Im Klimawandel und der Nachhaltigkeit sieht Katz «das für unsere Branche wohl komplexeste Thema». Kompensieren werde nicht mehr genügen, mahnte er. «Wir werden anders reisen müssen.» Die Branche müsse Transparenz schaffen und «künftig jede Reise mit einem nachvollziehbaren CO2-Abdruck versehen, damit der Kunde vor der Buchung weiss, welchen ökologischen Fussabdruck er verursacht».

Ras al Khaimah mit grossen Ambitionen
Iyad Rasbey, Tourismus Ras Al Khaimah. ©TI

Iyad Rasbey, Executice Director der Ras Al Khaimah Tourism Development Authority (RAKTDA) stellte im Rahmen der SRV-GV das  Gastgeberland und seine touristischen Ambitionen vor. Das Emirat mit 64 Kilometer Strand, darunter der längste in den Vereinigten Arabischen Emiraten (VAE) will sich auch als Outdoor und Adventure Destination positionieren.

Über 700’000 Touristen haben das Land dieses Jahr schon besucht, nächstes Jahr will es wieder auf dem Level von 2019 sein. Im Jahr vor Corona hatten 9000 bis 10’000 Schweizer Ras al Khamah besucht, sagt Rasbey. Grosse Investitionen in Infrastruktur und Hotels stehen an. Und 2025 will das Land als nachhaltigste Destination in der Region gelten, so Rasbey. 2019 reisten 1,1 Mio. Touristen ein, bis 2030 will RAK drei Mio. Gäste empfangen, als das Potenzial verdreifachen. Rasbey zu TRAVEL INSIDE: «Wir werden das erreichen, wenn nicht übertreffen.»

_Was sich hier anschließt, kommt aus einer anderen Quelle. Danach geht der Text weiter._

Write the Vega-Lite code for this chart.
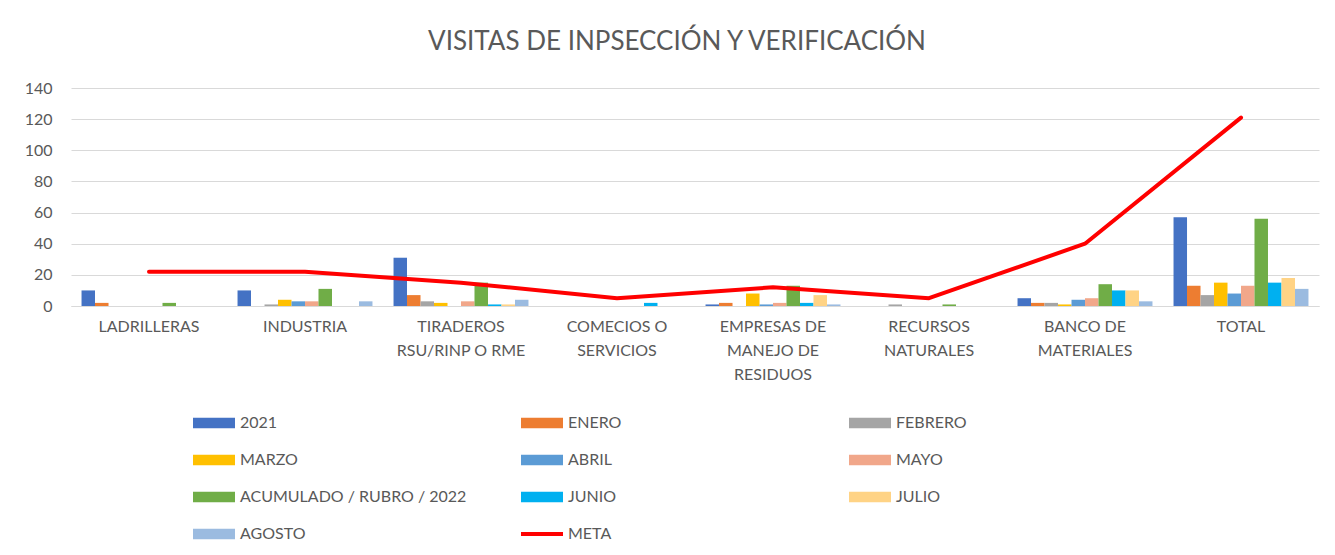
{
  "$schema": "https://vega.github.io/schema/vega-lite/v6.json",
  "autosize": {"type": "none"},
  "width": 1248,
  "height": 218,
  "padding": {"left": 71, "top": 88, "right": 16, "bottom": 249},
  "background": "white",
  "title": {"text": "VISITAS DE INPSECCIÓN Y VERIFICACIÓN", "font": "Lato", "fontSize": 26, "fontWeight": "normal", "color": "#595959", "anchor": "middle", "offset": 25, "dx": -18},
  "config": {"view": {"stroke": null}, "font": "Lato"},
  "datasets": {
    "bars": [
      {"c": "LADRILLERAS", "s": "2021", "v": 10}, {"c": "LADRILLERAS", "s": "ENERO", "v": 2}, {"c": "LADRILLERAS", "s": "FEBRERO", "v": 0}, {"c": "LADRILLERAS", "s": "MARZO", "v": 0}, {"c": "LADRILLERAS", "s": "ABRIL", "v": 0}, {"c": "LADRILLERAS", "s": "MAYO", "v": 0}, {"c": "LADRILLERAS", "s": "ACUMULADO / RUBRO / 2022", "v": 2}, {"c": "LADRILLERAS", "s": "JUNIO", "v": 0}, {"c": "LADRILLERAS", "s": "JULIO", "v": 0}, {"c": "LADRILLERAS", "s": "AGOSTO", "v": 0},
      {"c": "INDUSTRIA", "s": "2021", "v": 10}, {"c": "INDUSTRIA", "s": "ENERO", "v": 0}, {"c": "INDUSTRIA", "s": "FEBRERO", "v": 1}, {"c": "INDUSTRIA", "s": "MARZO", "v": 4}, {"c": "INDUSTRIA", "s": "ABRIL", "v": 3}, {"c": "INDUSTRIA", "s": "MAYO", "v": 3}, {"c": "INDUSTRIA", "s": "ACUMULADO / RUBRO / 2022", "v": 11}, {"c": "INDUSTRIA", "s": "JUNIO", "v": 0}, {"c": "INDUSTRIA", "s": "JULIO", "v": 0}, {"c": "INDUSTRIA", "s": "AGOSTO", "v": 3},
      {"c": "TIRADEROS RSU/RINP O RME", "s": "2021", "v": 31}, {"c": "TIRADEROS RSU/RINP O RME", "s": "ENERO", "v": 7}, {"c": "TIRADEROS RSU/RINP O RME", "s": "FEBRERO", "v": 3}, {"c": "TIRADEROS RSU/RINP O RME", "s": "MARZO", "v": 2}, {"c": "TIRADEROS RSU/RINP O RME", "s": "ABRIL", "v": 0}, {"c": "TIRADEROS RSU/RINP O RME", "s": "MAYO", "v": 3}, {"c": "TIRADEROS RSU/RINP O RME", "s": "ACUMULADO / RUBRO / 2022", "v": 15}, {"c": "TIRADEROS RSU/RINP O RME", "s": "JUNIO", "v": 1}, {"c": "TIRADEROS RSU/RINP O RME", "s": "JULIO", "v": 1}, {"c": "TIRADEROS RSU/RINP O RME", "s": "AGOSTO", "v": 4},
      {"c": "COMECIOS O SERVICIOS", "s": "2021", "v": 0}, {"c": "COMECIOS O SERVICIOS", "s": "ENERO", "v": 0}, {"c": "COMECIOS O SERVICIOS", "s": "FEBRERO", "v": 0}, {"c": "COMECIOS O SERVICIOS", "s": "MARZO", "v": 0}, {"c": "COMECIOS O SERVICIOS", "s": "ABRIL", "v": 0}, {"c": "COMECIOS O SERVICIOS", "s": "MAYO", "v": 0}, {"c": "COMECIOS O SERVICIOS", "s": "ACUMULADO / RUBRO / 2022", "v": 0}, {"c": "COMECIOS O SERVICIOS", "s": "JUNIO", "v": 2}, {"c": "COMECIOS O SERVICIOS", "s": "JULIO", "v": 0}, {"c": "COMECIOS O SERVICIOS", "s": "AGOSTO", "v": 0},
      {"c": "EMPRESAS DE MANEJO DE RESIDUOS", "s": "2021", "v": 1}, {"c": "EMPRESAS DE MANEJO DE RESIDUOS", "s": "ENERO", "v": 2}, {"c": "EMPRESAS DE MANEJO DE RESIDUOS", "s": "FEBRERO", "v": 0}, {"c": "EMPRESAS DE MANEJO DE RESIDUOS", "s": "MARZO", "v": 8}, {"c": "EMPRESAS DE MANEJO DE RESIDUOS", "s": "ABRIL", "v": 1}, {"c": "EMPRESAS DE MANEJO DE RESIDUOS", "s": "MAYO", "v": 2}, {"c": "EMPRESAS DE MANEJO DE RESIDUOS", "s": "ACUMULADO / RUBRO / 2022", "v": 13}, {"c": "EMPRESAS DE MANEJO DE RESIDUOS", "s": "JUNIO", "v": 2}, {"c": "EMPRESAS DE MANEJO DE RESIDUOS", "s": "JULIO", "v": 7}, {"c": "EMPRESAS DE MANEJO DE RESIDUOS", "s": "AGOSTO", "v": 1},
      {"c": "RECURSOS NATURALES", "s": "2021", "v": 0}, {"c": "RECURSOS NATURALES", "s": "ENERO", "v": 0}, {"c": "RECURSOS NATURALES", "s": "FEBRERO", "v": 1}, {"c": "RECURSOS NATURALES", "s": "MARZO", "v": 0}, {"c": "RECURSOS NATURALES", "s": "ABRIL", "v": 0}, {"c": "RECURSOS NATURALES", "s": "MAYO", "v": 0}, {"c": "RECURSOS NATURALES", "s": "ACUMULADO / RUBRO / 2022", "v": 1}, {"c": "RECURSOS NATURALES", "s": "JUNIO", "v": 0}, {"c": "RECURSOS NATURALES", "s": "JULIO", "v": 0}, {"c": "RECURSOS NATURALES", "s": "AGOSTO", "v": 0},
      {"c": "BANCO DE MATERIALES", "s": "2021", "v": 5}, {"c": "BANCO DE MATERIALES", "s": "ENERO", "v": 2}, {"c": "BANCO DE MATERIALES", "s": "FEBRERO", "v": 2}, {"c": "BANCO DE MATERIALES", "s": "MARZO", "v": 1}, {"c": "BANCO DE MATERIALES", "s": "ABRIL", "v": 4}, {"c": "BANCO DE MATERIALES", "s": "MAYO", "v": 5}, {"c": "BANCO DE MATERIALES", "s": "ACUMULADO / RUBRO / 2022", "v": 14}, {"c": "BANCO DE MATERIALES", "s": "JUNIO", "v": 10}, {"c": "BANCO DE MATERIALES", "s": "JULIO", "v": 10}, {"c": "BANCO DE MATERIALES", "s": "AGOSTO", "v": 3},
      {"c": "TOTAL", "s": "2021", "v": 57}, {"c": "TOTAL", "s": "ENERO", "v": 13}, {"c": "TOTAL", "s": "FEBRERO", "v": 7}, {"c": "TOTAL", "s": "MARZO", "v": 15}, {"c": "TOTAL", "s": "ABRIL", "v": 8}, {"c": "TOTAL", "s": "MAYO", "v": 13}, {"c": "TOTAL", "s": "ACUMULADO / RUBRO / 2022", "v": 56}, {"c": "TOTAL", "s": "JUNIO", "v": 15}, {"c": "TOTAL", "s": "JULIO", "v": 18}, {"c": "TOTAL", "s": "AGOSTO", "v": 11}
    ],
    "meta": [
      {"c": "LADRILLERAS", "v": 22}, {"c": "INDUSTRIA", "v": 22}, {"c": "TIRADEROS RSU/RINP O RME", "v": 15}, {"c": "COMECIOS O SERVICIOS", "v": 5}, {"c": "EMPRESAS DE MANEJO DE RESIDUOS", "v": 12}, {"c": "RECURSOS NATURALES", "v": 5}, {"c": "BANCO DE MATERIALES", "v": 40}, {"c": "TOTAL", "v": 121}
    ]
  },
  "encoding": {
    "x": {
      "field": "c", "type": "nominal", "title": null,
      "sort": ["LADRILLERAS", "INDUSTRIA", "TIRADEROS RSU/RINP O RME", "COMECIOS O SERVICIOS", "EMPRESAS DE MANEJO DE RESIDUOS", "RECURSOS NATURALES", "BANCO DE MATERIALES", "TOTAL"],
      "scale": {"paddingInner": 0.135, "paddingOuter": 0.0675},
      "axis": {
        "labelAngle": 0, "labelFont": "Lato", "labelFontSize": 16, "labelColor": "#595959", "labelPadding": 12, "labelLineHeight": 24, "labelLimit": 0,
        "ticks": false, "domain": true, "domainColor": "#D9D9D9", "domainWidth": 1,
        "labelExpr": "datum.label == 'TIRADEROS RSU/RINP O RME' ? ['TIRADEROS', 'RSU/RINP O RME'] : datum.label == 'COMECIOS O SERVICIOS' ? ['COMECIOS O', 'SERVICIOS'] : datum.label == 'EMPRESAS DE MANEJO DE RESIDUOS' ? ['EMPRESAS DE', 'MANEJO DE', 'RESIDUOS'] : datum.label == 'RECURSOS NATURALES' ? ['RECURSOS', 'NATURALES'] : datum.label == 'BANCO DE MATERIALES' ? ['BANCO DE', 'MATERIALES'] : datum.label"
      }
    },
    "y": {
      "field": "v", "type": "quantitative", "title": null,
      "scale": {"domain": [0, 140]},
      "axis": {"values": [0, 20, 40, 60, 80, 100, 120, 140], "labelOverlap": false, "labelFont": "Lato", "labelFontSize": 16, "labelColor": "#595959", "labelPadding": 19, "ticks": false, "domain": false, "grid": true, "gridColor": "#D9D9D9", "gridWidth": 1}
    }
  },
  "layer": [
    {
      "data": {"name": "bars"},
      "mark": {"type": "bar"},
      "encoding": {
        "xOffset": {"field": "s", "type": "nominal", "sort": ["2021", "ENERO", "FEBRERO", "MARZO", "ABRIL", "MAYO", "ACUMULADO / RUBRO / 2022", "JUNIO", "JULIO", "AGOSTO"], "scale": {"paddingInner": 0, "paddingOuter": 0}},
        "color": {
          "field": "s", "type": "nominal", "title": null,
          "scale": {
            "domain": ["2021", "ENERO", "FEBRERO", "MARZO", "ABRIL", "MAYO", "ACUMULADO / RUBRO / 2022", "JUNIO", "JULIO", "AGOSTO", "META"],
            "range": ["#4472C4", "#ED7D31", "#A5A5A5", "#FFC000", "#5B9BD5", "#F1A78A", "#70AD47", "#00B0F0", "#FFD385", "#9BBBE0", "#FF0000"]
          },
          "legend": {
            "orient": "none", "legendX": 122, "legendY": 314, "columns": 3, "direction": "horizontal", "gridAlign": "all",
            "columnPadding": 54, "rowPadding": 8,
            "labelFont": "Lato", "labelFontSize": 16, "labelColor": "#595959", "labelOffset": 5, "labelLimit": 0,
            "symbolSize": 1764, "symbolStrokeWidth": 0,
            "encode": {
              "symbols": {
                "update": {
                  "shape": {"signal": "datum.value === 'META' ? 'M-1,-0.1H1V0.1H-1Z' : 'M-1,-0.25H1V0.25H-1Z'"},
                  "fill": {"signal": "scale('color', datum.value)"},
                  "opacity": {"value": 1},
                  "strokeWidth": {"value": 0}
                }
              }
            }
          }
        }
      }
    },
    {
      "data": {"name": "meta"},
      "mark": {"type": "line", "strokeWidth": 4, "strokeCap": "round", "strokeJoin": "round"},
      "encoding": {
        "color": {"datum": "META"}
      }
    }
  ]
}
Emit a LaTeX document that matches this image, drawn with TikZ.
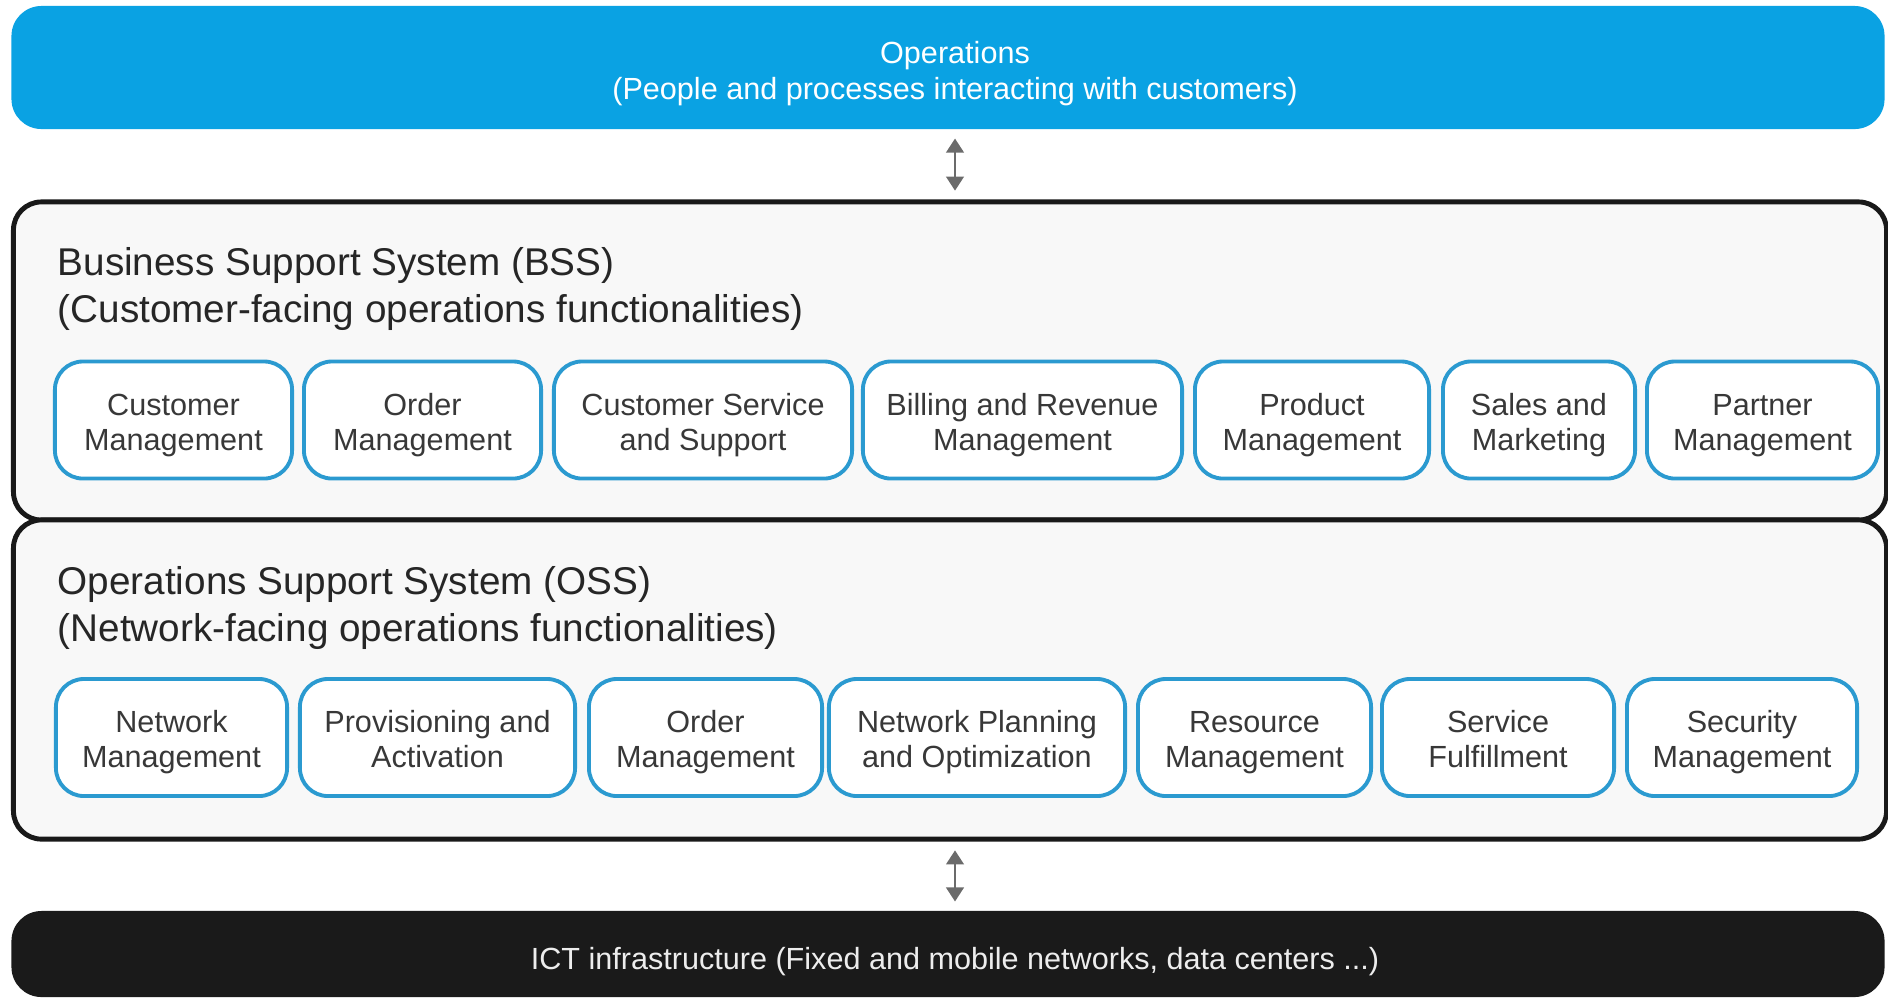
\documentclass[tikz,border=0pt]{standalone}
\usepackage{fontspec}
\setmainfont{Liberation Sans}
\usetikzlibrary{arrows.meta}
\definecolor{opsblue}{HTML}{0AA2E3}
\definecolor{funcblue}{HTML}{2B9AD0}
\definecolor{layergray}{HTML}{F8F8F8}
\definecolor{infrablack}{HTML}{1A1A1A}
\definecolor{arrowgray}{HTML}{6B6B6B}
\newcommand{\fnlines}[2]{\rule{0pt}{10.2pt}#1\\#2\strut}
\tikzset{
  func/.style={draw=funcblue,line width=1.1pt,fill=white,rounded corners=0.28cm,
    minimum height=1.17cm,align=center,inner sep=0pt,
    font=\fontsize{8.7}{10}\selectfont,text=black!78},
  layer/.style={draw=black!90,line width=1.4pt,fill=layergray,rounded corners=0.28cm,inner sep=0pt},
  bar/.style={rounded corners=0.3cm,inner sep=0pt,minimum width=18.72cm},
  updown/.style={{Triangle[width=5pt,length=4pt]}-{Triangle[width=5pt,length=4pt]},
    draw=arrowgray,line width=0.7pt,shorten <=2.5pt,shorten >=2.5pt},
  layertitle/.style={anchor=west,align=left,inner sep=0pt,
    font=\fontsize{11}{13.1}\selectfont,text=black!85}
}
\begin{document}
\begin{tikzpicture}[x=0.01cm,y=-0.01cm]
\useasboundingbox (0,0) rectangle (1888,999);
\coordinate (axis) at (955,0);
  \node[bar,fill=opsblue,minimum height=1.23cm] (ops) at (948,67.5) {};
  \node[align=center,text=white,font=\fontsize{8.7}{10.2}\selectfont] (opstext) at (955,74)
    {Operations\\(People and processes interacting with customers)};
  \node[layer,minimum width=18.72cm,minimum height=3.18cm] (bss) at (950,361) {};
  \node[layer,minimum width=18.72cm,minimum height=3.19cm] (oss) at (950,679.5) {};
  \node[bar,fill=infrablack,minimum height=0.86cm] (infra) at (948,954) {};
  \node[text=white!93!black,font=\fontsize{8.7}{10.2}\selectfont] (infratext) at (955,962)
    {ICT infrastructure (Fixed and mobile networks, data centers ...)};
  \draw[updown] (ops.south -| axis) -- (bss.north -| axis);
  \draw[updown] (oss.south -| axis) -- (infra.north -| axis);
  \node[layertitle] (bsstitle) at (57,289)
    {Business Support System (BSS)\\(Customer-facing operations functionalities)};
  \node[layertitle] (osstitle) at (57,608)
    {Operations Support System (OSS)\\(Network-facing operations functionalities)};
  \node[func,minimum width=2.37cm] (custmgmt) at (173.5,420) {\fnlines{Customer}{Management}};
  \node[func,minimum width=2.37cm] (ordermgmt) at (422.5,420) {\fnlines{Order}{Management}};
  \node[func,minimum width=2.98cm] (custservice) at (703,420) {\fnlines{Customer Service}{and Support}};
  \node[func,minimum width=3.19cm] (billing) at (1022.5,420) {\fnlines{Billing and Revenue}{Management}};
  \node[func,minimum width=2.34cm] (prodmgmt) at (1312,420) {\fnlines{Product}{Management}};
  \node[func,minimum width=1.92cm] (sales) at (1539,420) {\fnlines{Sales and}{Marketing}};
  \node[func,minimum width=2.31cm] (partner) at (1762.5,420) {\fnlines{Partner}{Management}};
  \node[func,minimum width=2.31cm] (netmgmt) at (171.5,737.5) {\fnlines{Network}{Management}};
  \node[func,minimum width=2.75cm] (provisioning) at (437.5,737.5) {\fnlines{Provisioning and}{Activation}};
  \node[func,minimum width=2.33cm] (ossorder) at (705.5,737.5) {\fnlines{Order}{Management}};
  \node[func,minimum width=2.96cm] (planning) at (977,737.5) {\fnlines{Network Planning}{and Optimization}};
  \node[func,minimum width=2.33cm] (resource) at (1254.5,737.5) {\fnlines{Resource}{Management}};
  \node[func,minimum width=2.32cm] (fulfillment) at (1498,737.5) {\fnlines{Service}{Fulfillment}};
  \node[func,minimum width=2.30cm] (security) at (1742,737.5) {\fnlines{Security}{Management}};
\end{tikzpicture}
\end{document}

In der Corona-Zeit habe sich Ras al Khaimah als sicherer Ort profiliert und zertifizieren lassen, so Rasbey. Derzeit bietet Ras Al Khaimah weiterhin gratis PCR-Test an.

SRV2022, Nachhaltigkeit und Garantiefonds

Am Nachmittag werden die Teilnehmenden der Generalversammlung die Gelegenheit, sich von Vorstandsmitglied Birgit Sleegers über die Ergebnisse der Arbeitsgruppe SRV2022 orientieren zu lassen, welche die Weichen für die Verbandszukunft stellen soll.

Die beiden Vorstandsmitglieder Natalie Dové und Jacqueline Ulrich werden ein von Geschäftsführer Walter Kunz moderiertes Seminar abhalten über die Notwendigkeit, bei den Kunden Gebühren und Honorare einzufordern. Dabei wird es nicht nur um das «Geschäftsmodell» gehen, sondern auch um die Frage, wie man den Posten auf der Rechnung den Kunden erklärt.

Roland Schmid, Fachreferent Umwelt und Soziales, wird zusammen mit Railtour-Chef Mike Jakob ein Seminar zum Thema «Nachhaltig und bewusst reisen, aber wie?» halten. Und schliesslich wird Marco Amos, Geschäftsführer des Garantiefonds, Red und Antwort zum neuen Gebührenmodell für die Teilnehmer stehen.